Sorry guys, but Django is advertised as made for "perfectionists with deadlines". Maybe you guys are perfectionists, but you don't seem to have any deadlines set. We do.

The question about 1.0 is serious, it's not trolling. Please answer.

Bernd April 25, 2008 at 1:27 a.m.

http://42topics.com/blog/2008/04/an-i...

This 1.0-Topic was also a question in this interview with Malcolm Tredinnick

Roberto April 29, 2008 at 11:55 p.m.

Queryset-Refactor has been merged into trunk! Congrats! Blog post?

dee May 12, 2008 at 12:58 a.m.

Maybe you guys can get together and write a executable file that installs django and anything else it needs to run so we don't have to use the command prompt window for everything.

Thomas May 15, 2008 at 2:16 p.m.

Nice work Roberto! Does Queryset-Refactor address #1796?... fix #1796? That would be BIG news worthy of a Blog post.

Raphaƫl June 7, 2008 at 4:37 a.m.

I also second the comment about Django 1.0.

I really love Django and do as much evangelisation as possible. I know this is open source and that everyone is doing hard work during free time to build this great framework.

But for every day life, 1.0 is the step that must be reached before getting the mainstream and ease adoption in business societies.

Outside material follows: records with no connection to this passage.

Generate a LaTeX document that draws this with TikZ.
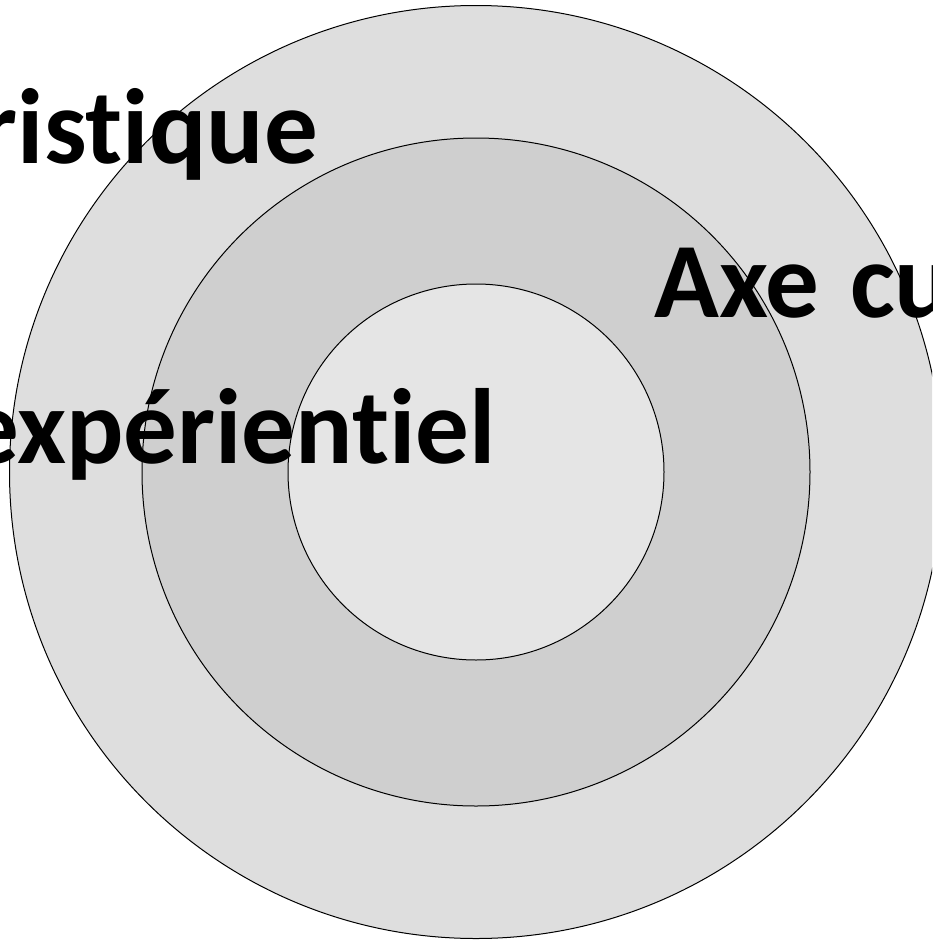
\documentclass[tikz,border=0pt]{standalone}
\usepackage{fontspec}
\setmainfont{Carlito}[Ligatures={NoCommon}]
\usepackage{tikz}
\usetikzlibrary{positioning}
\definecolor{ring-outer}{RGB}{222,222,222}
\definecolor{ring-middle}{RGB}{207,207,207}
\definecolor{ring-inner}{RGB}{229,229,229}
\tikzset{%
    ring/.style={%
        circle,
        draw=black,
        line width=1pt,
        inner sep=0pt,
    },
    axis/.style={%
        inner sep=0pt,
        font=\fontsize{107}{120}\selectfont\bfseries,
        text=black,
    },
}

\begin{document}
\begin{tikzpicture}[x=1pt, y=-1pt]
  \useasboundingbox (0, 0) rectangle (932, 940);
  \clip (0, 0) rectangle (932, 940);
  \coordinate (center) at (476, 472);

  \node [ring, fill=ring-outer, minimum size=933pt] at (center) (outer) {};
  \node [ring, fill=ring-middle, minimum size=668pt] at (center) (middle) {};
  \node [ring, fill=ring-inner, minimum size=376pt] at (center) (inner) {};

  \node [axis, anchor=base east] at (318, 163) (heuristic) {ristique};
  \node [axis, anchor=base east] at (496, 463) (experiential) {expérientiel};
  \node [axis, anchor=base west] at (654, 317) (cultural) {Axe\hspace{0.06em} cu};
\end{tikzpicture}
\end{document}
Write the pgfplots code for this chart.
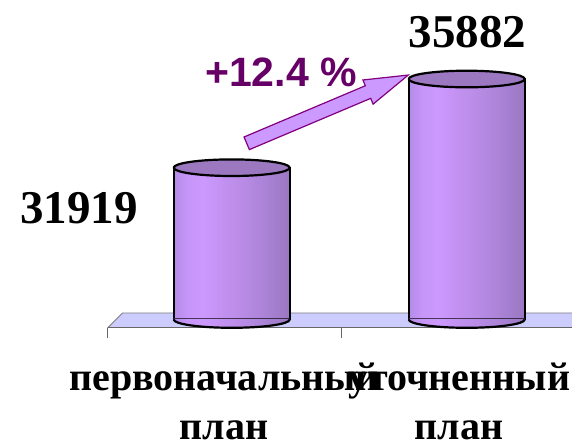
\documentclass[border=0pt]{standalone}
\usepackage{fontspec}
\setmainfont{Liberation Serif}
\newfontfamily\arialfont{Liberation Sans}
\usepackage{pgfplots}
\pgfplotsset{compat=1.18}

\definecolor{cylA}{HTML}{B58AE8}
\definecolor{cylB}{HTML}{C696F8}
\definecolor{cylC}{HTML}{CC99FF}
\definecolor{cylD}{HTML}{C492F2}
\definecolor{cylE}{HTML}{B88BE5}
\definecolor{cylF}{HTML}{A982D5}
\definecolor{cylG}{HTML}{9A77C2}
\definecolor{topcol}{HTML}{9B78C0}
\definecolor{floorcol}{HTML}{CCCCFF}
\definecolor{arrowfill}{HTML}{CC99FF}
\definecolor{arrowline}{HTML}{800080}
\definecolor{pcttext}{HTML}{660066}

% vertical stripes across the cylinder body (path is mapped onto 25bp..75bp)
\pgfdeclarehorizontalshading{cyl}{100bp}{color(0bp)=(cylA); color(25bp)=(cylA);
  color(31bp)=(cylB); color(37.5bp)=(cylC); color(45bp)=(cylD);
  color(55bp)=(cylE); color(65bp)=(cylF); color(75bp)=(cylG); color(100bp)=(cylG)}

% top of a cylinder
\pgfdeclareplotmark{cyltop}{%
  \pgfpathellipse{\pgfpointorigin}{\pgfqpoint{58bp}{0pt}}{\pgfqpoint{0pt}{8.3bp}}%
  \pgfusepathqfillstroke}
% front half of the bottom rim
\pgfdeclareplotmark{cylbot}{%
  \pgfpathmoveto{\pgfqpoint{-58bp}{1bp}}%
  \pgfpathlineto{\pgfqpoint{-58bp}{0bp}}%
  \pgfpatharc{180}{360}{58bp and 8.3bp}%
  \pgfpathlineto{\pgfqpoint{58bp}{1bp}}%
  \pgfpathclose
  \pgfshadepath{cyl}{0}%
  \pgfusepath{}%
  \pgfpathmoveto{\pgfqpoint{-58bp}{0bp}}%
  \pgfpatharc{180}{360}{58bp and 8.3bp}%
  \pgfusepathqstroke}

\newcommand\numfont{\fontsize{47bp}{56bp}\selectfont\bfseries}
\newcommand\labfont{\fontsize{40bp}{49bp}\selectfont\bfseries}

\pgfplotsset{cylbody/.style={ybar, bar width=116bp, bar shift=0pt, draw=black,
    line width=2.2bp, shade, shading=cyl}}

\begin{document}
\begin{tikzpicture}
\path[use as bounding box] (0,0) rectangle (572bp,446bp);
\clip (0,0) rectangle (572bp,446bp);

% floor
\fill[floorcol] (107.5bp,118bp) -- (122.5bp,133bp) -- (600bp,133bp) -- (600bp,118bp) -- cycle;
\draw[gray, line width=0.8bp] (107.5bp,118bp) -- (122.5bp,133bp) -- (600bp,133bp);
\draw[black!60, line width=1bp] (107.5bp,118bp) -- (600bp,118bp);
\draw[black!60, line width=1bp] (107.5bp,118bp) -- (107.5bp,108bp);
\draw[black!60, line width=1bp] (341bp,118bp) -- (341bp,108bp);

\begin{axis}[
    at={(114.2bp,126.5bp)}, anchor=south west,
    scale only axis, width=470bp, height=300bp,
    xmin=-0.5, xmax=1.5, ymin=25137, ymax=38541,
    hide y axis,
    axis x line*=bottom,
    x axis line style={draw=none},
    major tick length=0pt,
    xtick={0,1},
    xticklabels={{первоначальный\\план},{уточненный\\план}},
    xticklabel style={align=center, font=\labfont, inner sep=0pt,
        anchor=north, xshift=-7.5bp, yshift=-43bp},
]
% one plot per bar, so that each bar gets its own shading
\addplot[cylbody] coordinates {(0,31919)};
\addplot[cylbody] coordinates {(1,35882)};
\addplot[only marks, mark=cylbot, mark options={draw=black, line width=2.2bp}]
    coordinates {(0,25137) (1,25137)};
\addplot[only marks, mark=cyltop,
    mark options={draw=black, fill=topcol, line width=2.2bp, line join=round}]
    coordinates {(0,31919) (1,35882)};

\addplot[draw=none, mark=none, nodes near coords, point meta=explicit symbolic,
    nodes near coords style={font=\numfont, anchor=base, inner sep=0pt,
        xshift=-152.7bp, yshift=-55.3bp}]
    coordinates {(0,31919) [31919]};
\addplot[draw=none, mark=none, nodes near coords, point meta=explicit symbolic,
    nodes near coords style={font=\numfont, anchor=base, inner sep=0pt,
        xshift=0.8bp, yshift=32bp}]
    coordinates {(1,35882) [35882]};
\end{axis}

% growth arrow
\draw[shift={(246.7bp,302.7bp)}, rotate=22.9, fill=arrowfill, draw=arrowline,
    line width=1.2bp]
    (0,-6.85bp) -- (131.7bp,-6.85bp) -- (131.7bp,-13.1bp) -- (175.4bp,0)
    -- (131.7bp,13.1bp) -- (131.7bp,6.85bp) -- (0,6.85bp) -- cycle;
\node[font={\fontsize{41bp}{41bp}\arialfont\bfseries}, text=pcttext,
    anchor=base, inner sep=0pt] at (281bp,359bp) {+12.4 \%};
\end{tikzpicture}
\end{document}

Even if date of output cannot be set, why not set up a "frozen" list of features to finish/tickets to fix to reach the 1.0 milestone ?

Not only will us give some visibility about remaining tasks but I can imagine that a lot of us will be more willing to contribute...

Or do we need to consider that current ticket list and developpement branches are this "frozen" list (sic) ?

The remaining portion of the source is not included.